Punitive damages against an Entity
Submitted by Bryan McLaughlin on 27 Oct, 2021
Even if a Plaintiff is able to assert a punitive damage claim against an individual defendant driver, it is often very difficult to collect on such a claim because punitive damages are rarely covered by insurance in Florida. Accordingly, Plaintiffs often attempt to obtain punitive damages from not only a defendant driver, but also from the entity that employed him. Because punitive damages are meant for punishment, the legislature has built in additional safeguards before a plaintiff is able to attempt to obtain punitive damages against an entity due to the actions of one of its employees. The standard to be able to plead punitive damages against any defendant is found in Fla. Stat. §768.72 which states:
- In any civil action, no claim for punitive damages shall be permitted unless there is a reasonable showing by evidence in the record or proffered by the claimant which would provide a reasonable basis for recovery of such damages…
- A defendant may be held liable for punitive damages only if the trier of fact, based on clear and convincing evidence, finds that the defendant was personally guilty of intentional misconduct or gross negligence.

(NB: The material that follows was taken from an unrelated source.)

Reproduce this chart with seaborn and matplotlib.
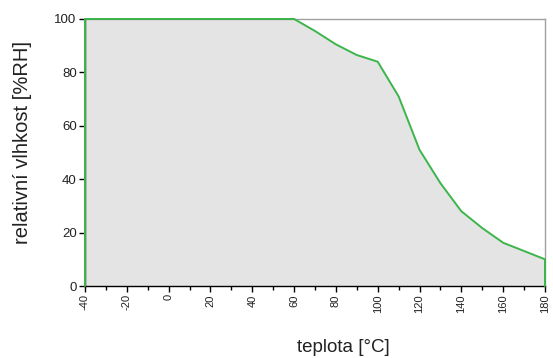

To be able to then plead punitive damages against the entity based on the conduct of an employee, the Plaintiff must further satisfy (3) of §768.72 which states:* - In the case of an employer, principal, corporation, or other legal entity, punitive damages may be imposed for the conduct of an employee or agent only if the conduct of the employee or agent meets the criteria specified in subsection (2) and:
(a) The employer, principal, corporation, or other legal entity *actively and knowingly participated in such conduct;
(b) The officers, directors, or managers of the employer, principal, corporation, or other legal entity knowingly condoned, ratified, or consented to such conduct; or
(c) The employer, principal, corporation, or other legal entity engaged in conduct that constituted gross negligence and that contributed to the loss, damages, or injury suffered by the claimant.

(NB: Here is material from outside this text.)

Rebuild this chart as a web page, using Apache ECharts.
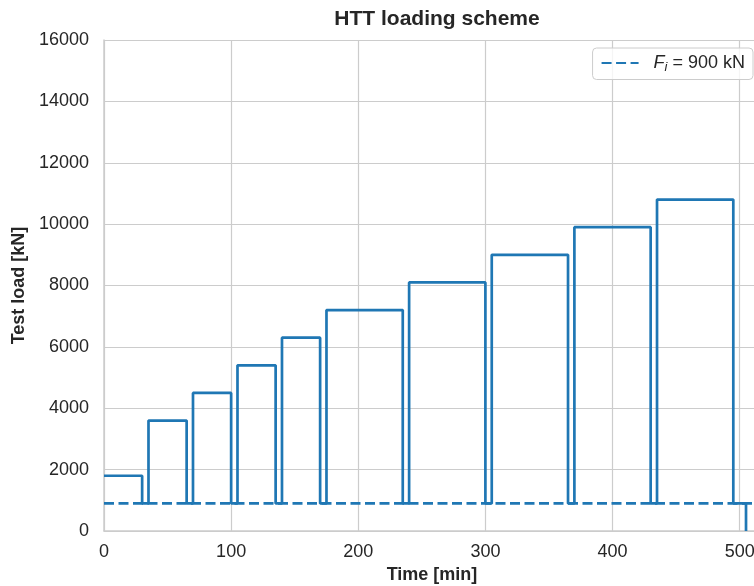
<!DOCTYPE html>
<html>
<head>
<meta charset="utf-8">
<title>HTT loading scheme</title>
<script src="https://cdn.jsdelivr.net/npm/echarts@6/dist/echarts.min.js"></script>
<style>
  html, body { margin: 0; padding: 0; background: #fff; }
  #chart { width: 754px; height: 586px; }
</style>
</head>
<body>
<div id="chart"></div>
<script>
// load steps (start / end of each hold, in min) and hold level in kN
const stepStart = [0, 35, 70, 105, 140, 175, 240, 305, 370, 435];
const stepEnd = [30, 65, 100, 135, 170, 235, 300, 365, 430, 495];
const stepLoad = [1800, 3600, 4500, 5400, 6300, 7200, 8100, 9000, 9900, 10800];
const initialLoad = 900;   // F_i
const unloadTime = 505;    // final drop to zero
const xMax = 516;

const yTicks = [0, 2000, 4000, 6000, 8000, 10000, 12000, 14000, 16000];

// build the step curve: hold -> back to F_i -> next hold
const loadCurve = [];
stepStart.forEach((t0, i) => {
  if (i > 0) loadCurve.push([t0, initialLoad]);
  loadCurve.push([t0, stepLoad[i]]);
  loadCurve.push([stepEnd[i], stepLoad[i]]);
  loadCurve.push([stepEnd[i], initialLoad]);
});
loadCurve.push([unloadTime, initialLoad]);
loadCurve.push([unloadTime, 0]);

const fiLine = [[0, initialLoad], [xMax, initialLoad]];

const blue = '#1f77b4';
const txt = '#262626';
const font = 'Liberation Sans, Arial, sans-serif';

const chart = echarts.init(document.getElementById('chart'));
chart.setOption({
  animation: false,
  textStyle: { fontFamily: font },
  title: {
    text: 'HTT loading scheme',
    left: 432,
    textAlign: 'center',
    top: 4,
    textStyle: { fontSize: 21, fontWeight: 'bold', color: txt, fontFamily: font },
  },
  legend: {
    right: 1,
    top: 48,
    padding: [6, 8, 6, 8],
    borderColor: '#cccccc',
    borderWidth: 1,
    borderRadius: 4,
    backgroundColor: 'rgba(255,255,255,0.8)',
    itemWidth: 37,
    itemHeight: 14,
    itemStyle: { opacity: 0 },
    data: ['Fi'],
    formatter: () => '{f|F}{s|i}{t| = 900 kN}',
    textStyle: {
      fontSize: 18,
      color: txt,
      fontFamily: font,
      rich: {
        f: { fontSize: 18, fontStyle: 'italic', color: txt, padding: [0, 0, 0, 10] },
        s: { fontSize: 13, fontStyle: 'italic', color: txt, padding: [8, 0, 0, 0] },
        t: { fontSize: 18, color: txt },
      },
    },
  },
  grid: { left: 104, top: 40, width: 656, height: 491, outerBoundsMode: 'none' },
  xAxis: {
    type: 'value',
    min: 0,
    max: xMax,
    interval: 100,
    name: 'Time [min]',
    nameLocation: 'middle',
    nameGap: 31,
    nameTextStyle: { fontSize: 18, fontWeight: 'bold', color: txt },
    axisLine: { show: true, lineStyle: { color: '#cccccc', width: 1.5 } },
    axisTick: { show: false },
    axisLabel: { fontSize: 18, color: txt, margin: 12, showMaxLabel: false, formatter: (v) => String(v) },
    splitLine: { show: true, lineStyle: { color: '#cccccc', width: 1.2 } },
  },
  yAxis: {
    type: 'value',
    min: yTicks[0],
    max: yTicks[yTicks.length - 1],
    interval: 2000,
    name: 'Test load [kN]',
    nameLocation: 'middle',
    nameGap: 68,
    nameRotate: 90,
    nameTextStyle: { fontSize: 18, fontWeight: 'bold', color: txt },
    axisLine: { show: true, lineStyle: { color: '#cccccc', width: 1.5 } },
    axisTick: { show: false },
    axisLabel: { fontSize: 18, color: txt, margin: 15, formatter: (v) => String(v) },
    splitLine: { show: true, lineStyle: { color: '#cccccc', width: 1.2 } },
  },
  series: [
    {
      name: 'Fi',
      type: 'line',
      data: fiLine,
      symbol: 'none',
      lineStyle: { color: blue, width: 2.7, type: [10, 4.5] },
      itemStyle: { color: blue },
      z: 2,
    },
    {
      name: 'load',
      type: 'line',
      data: loadCurve,
      symbol: 'none',
      lineStyle: { color: blue, width: 2.7 },
      itemStyle: { color: blue },
      z: 3,
    },
  ],
});
</script>
</body>
</html>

As it relates to vicarious liability against an entity for punitive damages, it is well settled that before an employer or principle may be held vicariously liable for punitive damages under the doctrine of respondeat superior, there must be some fault on its part, since punitive damages are imposed only as punishment of Defendant and as deterrent to others. See Mercury Motors Express. Inc. v. Smith, 393 So. 2d 545 (Fla. 1981). Section 768.72(3) provides that punitive damages may be imposed upon an employer for the conduct of the employee or agent only if the employer actively and knowingly participates, condones, ratifies or consents to such conduct. See Koutsourdis v. Delta Air Lines, Inc., 427 F. 3d 1339 (11th Cir. 2005) (applying Florida law). “Under section 768.72(3), the legislature established a heightened standard for imposing punitive damages on an employer rather than adopting the common law rules of agency and vicarious liability.” HCA Health Servs. of Fla., Inc. v. Byers-McPheeters, 201 So. 3d 669, 670 (Fla. 4th DCA 2016).
Accordingly, it is important for a defense attorney to not only evaluate whether a Plaintiff’s proffer of evidence is sufficient to plead punitive damages against an individual driver, it is also very important to evaluate the proffer to determine if punitive damages are also applicable to the driver’s employer under the law’s heightened requirements.